• **Request**
Return the lines from the one with "Convert this chart to Plotly code." through the one with "import plotly.graph_objects as go", exactly as they appear and with no pictures.

══ Exercise inputs ══

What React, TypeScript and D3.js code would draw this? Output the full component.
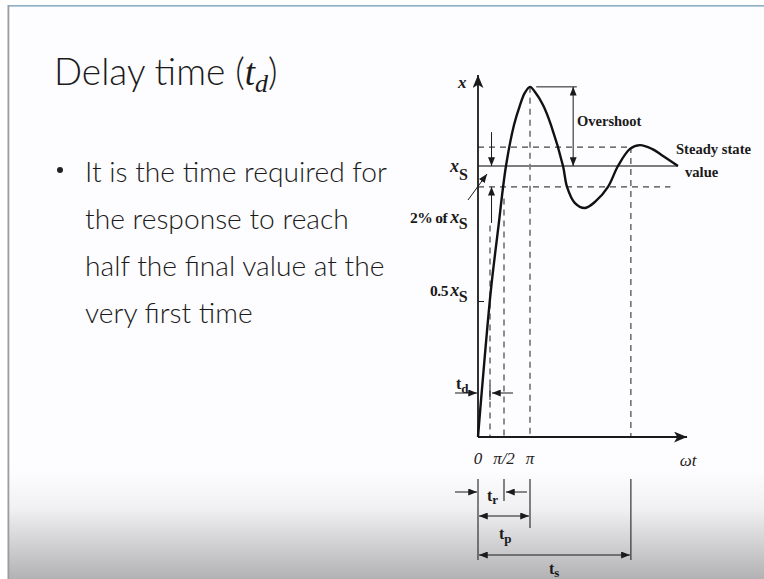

═══
══ Exercise inputs ══

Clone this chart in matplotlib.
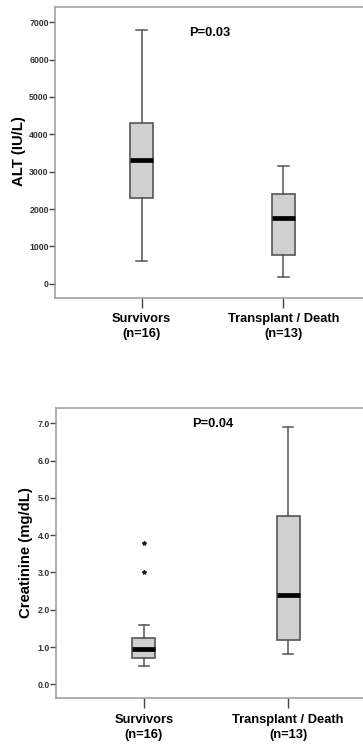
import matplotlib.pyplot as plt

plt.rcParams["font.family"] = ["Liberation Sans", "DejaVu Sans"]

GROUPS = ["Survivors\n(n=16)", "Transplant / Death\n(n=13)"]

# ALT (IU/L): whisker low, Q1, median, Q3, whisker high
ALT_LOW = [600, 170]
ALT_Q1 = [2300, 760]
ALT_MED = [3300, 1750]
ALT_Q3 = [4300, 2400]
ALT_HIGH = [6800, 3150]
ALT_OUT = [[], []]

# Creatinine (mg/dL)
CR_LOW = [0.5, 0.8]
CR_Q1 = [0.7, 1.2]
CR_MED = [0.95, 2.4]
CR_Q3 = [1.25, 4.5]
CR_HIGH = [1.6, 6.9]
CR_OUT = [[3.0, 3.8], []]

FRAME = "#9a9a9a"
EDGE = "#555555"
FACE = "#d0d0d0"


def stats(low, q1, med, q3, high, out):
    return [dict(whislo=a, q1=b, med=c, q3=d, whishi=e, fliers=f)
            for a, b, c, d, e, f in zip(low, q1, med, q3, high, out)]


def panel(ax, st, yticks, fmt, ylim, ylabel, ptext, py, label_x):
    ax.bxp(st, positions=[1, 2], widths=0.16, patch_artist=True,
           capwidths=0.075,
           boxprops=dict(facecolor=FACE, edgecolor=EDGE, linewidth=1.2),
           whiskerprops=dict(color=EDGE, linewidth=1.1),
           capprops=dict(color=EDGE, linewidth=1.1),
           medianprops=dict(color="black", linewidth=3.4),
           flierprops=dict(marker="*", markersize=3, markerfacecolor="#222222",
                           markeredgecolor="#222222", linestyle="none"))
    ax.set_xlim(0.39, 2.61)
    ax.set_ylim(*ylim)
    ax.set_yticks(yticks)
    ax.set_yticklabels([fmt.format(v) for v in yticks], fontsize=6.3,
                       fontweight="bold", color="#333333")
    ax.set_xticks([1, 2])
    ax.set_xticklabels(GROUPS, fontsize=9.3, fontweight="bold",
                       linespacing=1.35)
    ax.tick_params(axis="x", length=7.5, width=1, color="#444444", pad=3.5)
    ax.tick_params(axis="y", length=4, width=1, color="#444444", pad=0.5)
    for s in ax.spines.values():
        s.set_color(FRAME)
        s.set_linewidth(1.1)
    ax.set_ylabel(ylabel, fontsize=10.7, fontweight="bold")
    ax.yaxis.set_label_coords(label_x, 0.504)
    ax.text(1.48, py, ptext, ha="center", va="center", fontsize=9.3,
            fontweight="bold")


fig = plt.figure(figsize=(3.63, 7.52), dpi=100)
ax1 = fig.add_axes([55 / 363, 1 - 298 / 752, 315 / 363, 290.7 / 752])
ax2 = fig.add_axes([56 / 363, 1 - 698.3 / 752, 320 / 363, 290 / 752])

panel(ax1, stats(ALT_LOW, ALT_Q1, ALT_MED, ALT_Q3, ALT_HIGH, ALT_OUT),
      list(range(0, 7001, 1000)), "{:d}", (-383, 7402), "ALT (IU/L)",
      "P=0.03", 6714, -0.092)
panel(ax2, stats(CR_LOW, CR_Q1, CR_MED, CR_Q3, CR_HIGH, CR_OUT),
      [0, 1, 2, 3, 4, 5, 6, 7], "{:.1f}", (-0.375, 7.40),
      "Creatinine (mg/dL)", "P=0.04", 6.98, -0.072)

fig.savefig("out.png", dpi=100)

═══
══ Exercise inputs ══

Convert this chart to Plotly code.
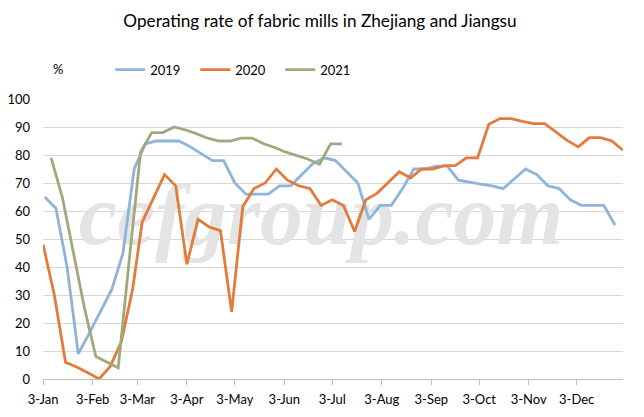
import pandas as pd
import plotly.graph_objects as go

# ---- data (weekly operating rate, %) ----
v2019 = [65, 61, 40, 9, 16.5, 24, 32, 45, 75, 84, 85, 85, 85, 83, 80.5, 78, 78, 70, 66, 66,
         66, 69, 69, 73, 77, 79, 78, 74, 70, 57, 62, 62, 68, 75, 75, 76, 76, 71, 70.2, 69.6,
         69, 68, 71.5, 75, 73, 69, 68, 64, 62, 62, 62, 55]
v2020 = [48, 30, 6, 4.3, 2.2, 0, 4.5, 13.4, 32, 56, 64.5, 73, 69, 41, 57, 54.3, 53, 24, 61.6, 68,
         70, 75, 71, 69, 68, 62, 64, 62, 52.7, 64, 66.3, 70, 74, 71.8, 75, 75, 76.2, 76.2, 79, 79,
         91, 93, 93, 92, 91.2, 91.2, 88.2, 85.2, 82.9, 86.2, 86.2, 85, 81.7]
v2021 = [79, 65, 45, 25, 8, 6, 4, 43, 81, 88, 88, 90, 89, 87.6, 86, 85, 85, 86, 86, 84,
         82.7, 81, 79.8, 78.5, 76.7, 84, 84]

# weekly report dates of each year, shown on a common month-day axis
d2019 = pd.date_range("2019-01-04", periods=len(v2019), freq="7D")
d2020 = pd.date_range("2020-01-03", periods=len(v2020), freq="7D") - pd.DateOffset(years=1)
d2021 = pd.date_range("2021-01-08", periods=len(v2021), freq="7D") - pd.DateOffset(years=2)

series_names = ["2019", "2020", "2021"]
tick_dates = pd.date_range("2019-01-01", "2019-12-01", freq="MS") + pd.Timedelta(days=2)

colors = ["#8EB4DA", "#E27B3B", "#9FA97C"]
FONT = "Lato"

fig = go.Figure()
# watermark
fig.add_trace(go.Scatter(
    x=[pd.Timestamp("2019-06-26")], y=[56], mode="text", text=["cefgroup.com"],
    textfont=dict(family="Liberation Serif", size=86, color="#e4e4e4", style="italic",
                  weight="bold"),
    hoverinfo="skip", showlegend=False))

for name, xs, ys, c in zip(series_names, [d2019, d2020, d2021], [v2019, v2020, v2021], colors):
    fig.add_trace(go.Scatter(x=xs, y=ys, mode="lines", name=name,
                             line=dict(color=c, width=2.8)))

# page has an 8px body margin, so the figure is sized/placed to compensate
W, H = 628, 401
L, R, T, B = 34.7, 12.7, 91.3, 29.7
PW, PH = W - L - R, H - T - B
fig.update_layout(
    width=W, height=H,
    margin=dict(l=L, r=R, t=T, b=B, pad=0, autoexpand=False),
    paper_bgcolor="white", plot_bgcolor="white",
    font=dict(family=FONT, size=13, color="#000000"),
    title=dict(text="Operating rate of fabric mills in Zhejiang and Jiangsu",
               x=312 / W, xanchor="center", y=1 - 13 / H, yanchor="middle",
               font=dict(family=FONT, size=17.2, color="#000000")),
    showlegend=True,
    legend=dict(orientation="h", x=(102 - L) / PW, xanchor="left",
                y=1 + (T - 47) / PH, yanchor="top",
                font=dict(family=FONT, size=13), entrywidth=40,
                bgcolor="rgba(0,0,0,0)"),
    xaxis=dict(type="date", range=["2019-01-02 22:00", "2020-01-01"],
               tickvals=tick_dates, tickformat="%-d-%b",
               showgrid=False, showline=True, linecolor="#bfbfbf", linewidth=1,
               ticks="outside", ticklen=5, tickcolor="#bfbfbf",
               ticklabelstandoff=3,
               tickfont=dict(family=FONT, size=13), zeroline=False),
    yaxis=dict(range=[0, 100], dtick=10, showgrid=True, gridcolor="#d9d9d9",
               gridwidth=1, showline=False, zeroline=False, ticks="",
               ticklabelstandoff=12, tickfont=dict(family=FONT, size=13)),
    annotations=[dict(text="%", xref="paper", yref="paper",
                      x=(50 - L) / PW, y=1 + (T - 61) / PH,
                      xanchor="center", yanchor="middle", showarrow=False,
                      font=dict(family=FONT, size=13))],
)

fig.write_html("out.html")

═══

• **Correct output**
Convert this chart to Plotly code.
import pandas as pd
import plotly.graph_objects as go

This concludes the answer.